The Islamic students’ society at the London university attended by the militant known as Jihadi John is dominated by hardline, ultra-conservative believers who refuse to even speak with female Muslim staff members, according to an independent report into inclusion among students at the institution.
Complaints about the conduct of the University of Westminster Islamic society, some from other Muslims, tended to be ignored or underplayed because staff and student unions officials were worried about appearing Islamophobic, the inquiry found.
Members of the society itself acted as “apostles of a self-contained faith, concerned very largely with matters of religious orthodoxy and perceived heresy”, according to the four-strong inquiry panel, who included the historian Lord Kenneth Morgan and Fiyaz Mughal, a former adviser to Nick Clegg on interfaith matters.
Their report found university officials tacitly tolerated a “sometimes hostile or intimidatory” attitude to women on the campus, calling this “totally unacceptable”. Islamic society committee members would refuse to engage with female Muslim staff, the panel were told, obliging these to seek help from male colleagues to communicate with the group.
Westminster commissioned the report into its balance between free speech and diversity in the wake of concerns about extremism on its campuses, including the revelation in February that the British Islamic State militant Mohammed Emwazi was a graduate of the university.
Emwazi, known as Jihadi John, was named as the masked figure who appeared in a series of Isis videos in which British, US and other hostages were beheaded.
Following the identification of Emwazi the Westminster Islamic society cancelled a planned address by Sheikh Haitham al-Haddad, a preacher who has reportedly described homosexuality as a scourge and a criminal act.
However, a recording has emerged of Hadded addressing a 2013 event at the university, in which he talked of a future in which Islam was dominant. He said: “Once we as Muslims become one of the superpowers of the world, justice will prevail. Everyone will enjoy the benefits of Islam.”

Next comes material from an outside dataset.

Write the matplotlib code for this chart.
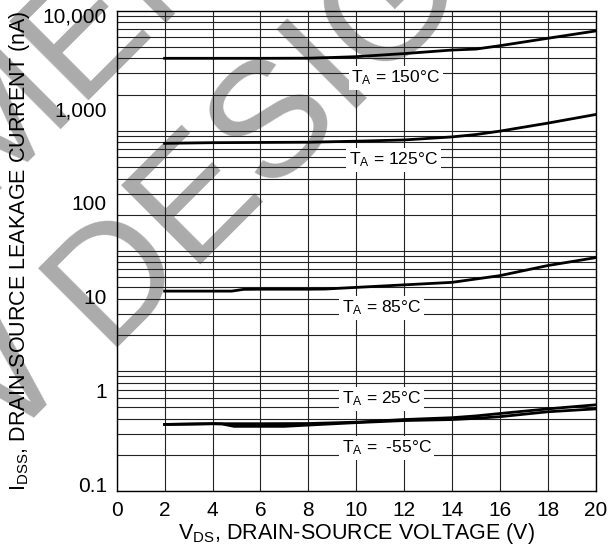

The panel’s report was released more than a week ago, but has not been publicised by the university and remains on a hard-to-locate part of its website.
Mughal, who now runs the Faith Matters thinktank, said the Islamic society could not necessarily be called extremist, as there was no evidence that its members fomented hatred, for example against Jewish or LGBT students. However, he said, it appeared dominated by men espousing very conservative views on matters like correct dress and faith.
“It’s not a breeding ground for extremism, but it’s a breeding ground for very ultra-conservative views,” he said. “The question has to be asked, in a modern pluralistic society where information is changing the way we think rapidly, how is that healthy and how will those students be able to relate in the world we are in?”
University of Westminster staff were doing the best they could to balance the competing needs of an institution with more than 150 nationalities among its 20,000 students, Mughal said, but had clearly made mistakes, notably in allowing the “far too divisive” al-Haddad to speak.
The report found the university tended to be wary of taking action against a particular group for fear of seeming prejudiced. It said: “For example, the panel heard repeatedly that action over concerns about the conduct of the Islamic society had not been taken for fear of appearing Islamophobic.”